8. We are looking forward to Christmas: the Christ we seek to welcome calls us to look forward in the way we live – this is repentance and preparing the way; and he calls us to look forward to his own coming in glory.
Let the reader understand
Luke begins his account of the ministry of Jesus by putting it in its historical context. He tells us about who was in charge in the worlds of politics and religion and then introduces us to someone who was something of a threat to them both. John the Baptist is presented as inviting the people to repent, to turn again to God and to show their desire to do this by being baptised – a symbolic washing. In so doing John is seen as fulfilling the prophecy of Isaiah in which there is a call to remove every obstacle that might stand in the way of God showing his salvation to his people. This gospel reminds us of one of the key themes of Advent: repentance.
Repentance and its associated colour purple remind many people of the season of Lent rather than Advent but it is not difficult to see why it is so central to our preparation for the coming of Jesus. Without it, the season of Christmas can simply slide into an excuse for over-indulgence, an opportunity to party in an effort to get over the darkness of winter. These readings show the true meaning of repentance, for they speak about leaving aside anything that might blind us to what God wants for us, and opening ourselves to something new and wonderful and beyond our wildest dreams: God coining in the person of his Son.
Donal Neary SJ
All reminds us God is near
A poet wrote: ”when I am an old woman I shall wear purple’, to remind her that life can be different day by day or that she might be personally noticed and change her life.
This time of the year the Church wears purple and we remind ourselves that Jesus is near, that life can be different and that we can change our lives.
The gospel from John the Baptist encourages a change in our lives. We would look on ourselves and regret what we should regret – our sins, our meanness, our minor faults and failings, our injustices and hurt of others. In his time the people would immerse themselves in the river and be forgiven. We can immerse ourselves in the healing and forgiving love of God in many ways, including the sacrament of reconciliation (penance, confession). We can immerse ourselves in the mood of waiting for Christmas, and take this on the spiritual level and well as the ordinary.
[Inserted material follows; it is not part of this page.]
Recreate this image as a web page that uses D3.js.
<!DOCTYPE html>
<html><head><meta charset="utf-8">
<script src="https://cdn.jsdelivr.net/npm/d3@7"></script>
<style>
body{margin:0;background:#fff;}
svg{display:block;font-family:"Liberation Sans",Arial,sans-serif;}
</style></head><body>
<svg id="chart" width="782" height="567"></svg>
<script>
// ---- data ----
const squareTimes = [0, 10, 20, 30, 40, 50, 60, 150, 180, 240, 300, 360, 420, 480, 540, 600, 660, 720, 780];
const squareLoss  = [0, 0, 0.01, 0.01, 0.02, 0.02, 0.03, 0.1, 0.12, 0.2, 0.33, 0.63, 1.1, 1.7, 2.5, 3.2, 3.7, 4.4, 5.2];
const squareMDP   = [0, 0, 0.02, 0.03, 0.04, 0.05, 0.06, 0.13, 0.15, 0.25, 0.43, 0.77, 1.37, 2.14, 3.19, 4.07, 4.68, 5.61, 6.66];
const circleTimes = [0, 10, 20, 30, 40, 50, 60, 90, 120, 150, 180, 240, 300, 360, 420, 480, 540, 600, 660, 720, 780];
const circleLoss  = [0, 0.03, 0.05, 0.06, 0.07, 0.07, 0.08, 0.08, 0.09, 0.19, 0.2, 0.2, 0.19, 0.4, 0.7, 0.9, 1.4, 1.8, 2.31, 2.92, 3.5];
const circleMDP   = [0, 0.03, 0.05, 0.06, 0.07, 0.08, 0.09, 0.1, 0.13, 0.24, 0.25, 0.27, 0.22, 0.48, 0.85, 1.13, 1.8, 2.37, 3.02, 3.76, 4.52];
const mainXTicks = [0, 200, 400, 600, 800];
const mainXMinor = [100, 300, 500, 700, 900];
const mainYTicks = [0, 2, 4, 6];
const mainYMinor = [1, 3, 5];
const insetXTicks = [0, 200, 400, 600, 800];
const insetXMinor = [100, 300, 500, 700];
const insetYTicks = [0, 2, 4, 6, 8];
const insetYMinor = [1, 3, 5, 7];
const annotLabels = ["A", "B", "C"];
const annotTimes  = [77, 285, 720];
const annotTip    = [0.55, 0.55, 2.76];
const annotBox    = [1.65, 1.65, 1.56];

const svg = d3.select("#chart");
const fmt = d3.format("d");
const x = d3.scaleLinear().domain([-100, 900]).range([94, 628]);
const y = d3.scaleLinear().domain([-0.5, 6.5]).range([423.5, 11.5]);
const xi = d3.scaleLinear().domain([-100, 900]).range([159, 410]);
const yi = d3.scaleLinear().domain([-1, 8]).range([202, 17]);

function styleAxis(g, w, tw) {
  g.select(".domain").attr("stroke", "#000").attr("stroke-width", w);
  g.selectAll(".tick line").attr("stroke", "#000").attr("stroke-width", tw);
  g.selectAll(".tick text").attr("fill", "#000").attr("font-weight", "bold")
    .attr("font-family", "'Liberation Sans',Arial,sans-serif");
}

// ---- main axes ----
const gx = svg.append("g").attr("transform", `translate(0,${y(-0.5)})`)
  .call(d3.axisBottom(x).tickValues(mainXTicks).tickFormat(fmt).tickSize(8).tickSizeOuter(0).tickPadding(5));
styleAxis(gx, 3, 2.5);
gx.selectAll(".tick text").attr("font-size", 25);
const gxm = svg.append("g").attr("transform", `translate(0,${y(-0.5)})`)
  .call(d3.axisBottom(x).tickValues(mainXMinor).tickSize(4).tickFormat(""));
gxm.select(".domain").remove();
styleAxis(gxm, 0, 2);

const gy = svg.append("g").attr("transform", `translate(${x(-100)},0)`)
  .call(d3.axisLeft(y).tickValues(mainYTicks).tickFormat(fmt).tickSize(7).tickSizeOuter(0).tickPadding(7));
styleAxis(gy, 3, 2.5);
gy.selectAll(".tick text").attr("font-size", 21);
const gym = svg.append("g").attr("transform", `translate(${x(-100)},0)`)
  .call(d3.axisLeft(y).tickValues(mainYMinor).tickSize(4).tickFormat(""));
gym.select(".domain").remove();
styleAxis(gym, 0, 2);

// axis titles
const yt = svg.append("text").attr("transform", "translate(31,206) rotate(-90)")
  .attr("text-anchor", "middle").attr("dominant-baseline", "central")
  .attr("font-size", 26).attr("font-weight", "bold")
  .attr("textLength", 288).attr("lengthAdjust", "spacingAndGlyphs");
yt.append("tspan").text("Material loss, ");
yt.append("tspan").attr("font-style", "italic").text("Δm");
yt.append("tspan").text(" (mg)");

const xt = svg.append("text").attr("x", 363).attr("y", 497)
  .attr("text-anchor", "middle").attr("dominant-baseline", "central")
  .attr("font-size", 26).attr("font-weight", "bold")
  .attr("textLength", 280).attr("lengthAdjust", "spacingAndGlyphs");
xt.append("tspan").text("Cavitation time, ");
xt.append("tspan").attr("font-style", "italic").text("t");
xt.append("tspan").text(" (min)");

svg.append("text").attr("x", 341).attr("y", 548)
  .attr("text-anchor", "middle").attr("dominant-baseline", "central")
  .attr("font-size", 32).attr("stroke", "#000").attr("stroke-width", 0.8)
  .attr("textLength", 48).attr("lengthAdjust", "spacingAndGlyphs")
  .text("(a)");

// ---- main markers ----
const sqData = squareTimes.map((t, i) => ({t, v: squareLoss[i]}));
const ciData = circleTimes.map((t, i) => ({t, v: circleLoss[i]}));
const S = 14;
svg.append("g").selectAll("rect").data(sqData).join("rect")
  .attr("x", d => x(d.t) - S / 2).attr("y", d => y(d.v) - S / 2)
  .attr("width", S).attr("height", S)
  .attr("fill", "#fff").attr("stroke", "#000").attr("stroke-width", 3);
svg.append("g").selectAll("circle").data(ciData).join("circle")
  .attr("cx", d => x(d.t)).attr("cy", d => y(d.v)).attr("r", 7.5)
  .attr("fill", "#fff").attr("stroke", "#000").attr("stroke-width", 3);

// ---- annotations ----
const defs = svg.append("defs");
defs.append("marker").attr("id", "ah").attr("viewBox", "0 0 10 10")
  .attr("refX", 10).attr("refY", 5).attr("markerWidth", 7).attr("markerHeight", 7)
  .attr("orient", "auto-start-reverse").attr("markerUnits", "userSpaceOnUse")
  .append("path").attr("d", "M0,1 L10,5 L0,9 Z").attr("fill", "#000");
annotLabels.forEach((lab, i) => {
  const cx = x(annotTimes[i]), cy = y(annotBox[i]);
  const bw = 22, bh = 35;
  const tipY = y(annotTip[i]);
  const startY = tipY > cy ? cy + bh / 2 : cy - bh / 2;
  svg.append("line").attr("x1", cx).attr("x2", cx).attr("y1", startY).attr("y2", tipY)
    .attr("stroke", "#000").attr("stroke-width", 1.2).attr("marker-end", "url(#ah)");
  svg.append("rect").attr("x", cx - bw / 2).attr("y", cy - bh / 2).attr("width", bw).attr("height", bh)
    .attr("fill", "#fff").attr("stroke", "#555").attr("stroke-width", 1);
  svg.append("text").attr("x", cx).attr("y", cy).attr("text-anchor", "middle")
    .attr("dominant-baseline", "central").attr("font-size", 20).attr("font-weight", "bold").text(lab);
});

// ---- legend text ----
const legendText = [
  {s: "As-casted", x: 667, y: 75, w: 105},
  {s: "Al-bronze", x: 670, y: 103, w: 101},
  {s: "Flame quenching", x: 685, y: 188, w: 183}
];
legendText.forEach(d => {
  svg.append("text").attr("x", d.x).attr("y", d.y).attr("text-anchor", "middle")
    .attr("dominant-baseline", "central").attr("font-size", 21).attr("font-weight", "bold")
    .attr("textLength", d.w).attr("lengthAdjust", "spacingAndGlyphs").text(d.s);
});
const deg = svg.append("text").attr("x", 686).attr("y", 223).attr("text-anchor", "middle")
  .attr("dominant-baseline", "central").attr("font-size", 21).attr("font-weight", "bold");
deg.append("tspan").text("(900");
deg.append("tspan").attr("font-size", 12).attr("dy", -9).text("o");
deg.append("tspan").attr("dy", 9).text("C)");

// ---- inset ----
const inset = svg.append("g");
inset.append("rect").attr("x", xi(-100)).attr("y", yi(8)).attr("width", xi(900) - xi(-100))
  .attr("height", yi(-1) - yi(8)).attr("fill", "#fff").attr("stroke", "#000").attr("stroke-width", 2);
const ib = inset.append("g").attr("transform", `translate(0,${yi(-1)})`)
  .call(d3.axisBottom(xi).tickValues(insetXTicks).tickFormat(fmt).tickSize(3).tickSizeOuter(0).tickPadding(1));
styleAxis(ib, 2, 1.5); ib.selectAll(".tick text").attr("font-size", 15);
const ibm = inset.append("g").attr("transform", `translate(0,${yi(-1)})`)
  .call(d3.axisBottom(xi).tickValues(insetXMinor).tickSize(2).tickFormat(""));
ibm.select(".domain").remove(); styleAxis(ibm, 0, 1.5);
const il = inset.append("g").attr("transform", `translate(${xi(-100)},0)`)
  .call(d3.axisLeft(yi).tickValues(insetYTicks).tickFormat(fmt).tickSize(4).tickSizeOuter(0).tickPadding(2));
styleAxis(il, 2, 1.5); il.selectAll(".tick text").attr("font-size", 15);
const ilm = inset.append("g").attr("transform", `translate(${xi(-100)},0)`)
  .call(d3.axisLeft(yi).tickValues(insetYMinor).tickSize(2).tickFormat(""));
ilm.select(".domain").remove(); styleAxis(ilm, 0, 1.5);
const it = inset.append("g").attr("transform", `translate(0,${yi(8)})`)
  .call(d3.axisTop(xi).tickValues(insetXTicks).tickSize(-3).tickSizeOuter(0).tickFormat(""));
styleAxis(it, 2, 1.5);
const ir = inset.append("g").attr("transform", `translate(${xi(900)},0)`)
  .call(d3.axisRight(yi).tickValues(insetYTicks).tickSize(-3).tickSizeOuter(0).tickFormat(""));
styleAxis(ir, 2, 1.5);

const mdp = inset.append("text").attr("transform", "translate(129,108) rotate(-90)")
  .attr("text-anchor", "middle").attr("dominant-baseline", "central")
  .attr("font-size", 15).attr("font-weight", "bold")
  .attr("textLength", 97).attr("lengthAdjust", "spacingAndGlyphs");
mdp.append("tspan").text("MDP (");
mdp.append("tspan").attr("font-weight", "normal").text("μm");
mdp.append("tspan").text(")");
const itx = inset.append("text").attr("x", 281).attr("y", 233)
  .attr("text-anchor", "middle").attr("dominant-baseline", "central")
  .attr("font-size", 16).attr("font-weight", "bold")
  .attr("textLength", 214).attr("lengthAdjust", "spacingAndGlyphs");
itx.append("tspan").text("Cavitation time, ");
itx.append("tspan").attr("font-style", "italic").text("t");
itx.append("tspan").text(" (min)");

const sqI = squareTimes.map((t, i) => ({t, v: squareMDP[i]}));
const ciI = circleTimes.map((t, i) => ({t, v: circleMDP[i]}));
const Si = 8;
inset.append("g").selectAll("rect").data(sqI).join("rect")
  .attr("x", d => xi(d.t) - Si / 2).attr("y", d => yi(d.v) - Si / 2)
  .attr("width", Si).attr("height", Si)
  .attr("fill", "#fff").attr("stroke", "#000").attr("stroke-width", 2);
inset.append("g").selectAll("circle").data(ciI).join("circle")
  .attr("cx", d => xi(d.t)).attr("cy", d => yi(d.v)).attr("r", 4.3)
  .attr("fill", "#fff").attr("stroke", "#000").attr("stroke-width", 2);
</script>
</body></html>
All of the weeks of Advent can be a preparation for the way of the Lord, which we will hear of during the readings of the coming year. This is a time of joyful waiting, knowing we cannot be let down. The purple of Advent is not the purple of mourning but of joyful anticipation – like when we dress in the football team’s colours early in the morning to look forward to a match.
If we take time for the spiritual preparation with some prayer, sacraments (maybe go to Mass once or twice a week, or daily for Advent), and if we help our neighbour a bit more than usual, then nothing of all the preparations can be just secular. Everything of this month can remind us of God… trees, lights, carols, parties, Santa hats, cards, gift-buying – big reminders that God is near.
Give us this day our daily bread and daily truth, Lord God.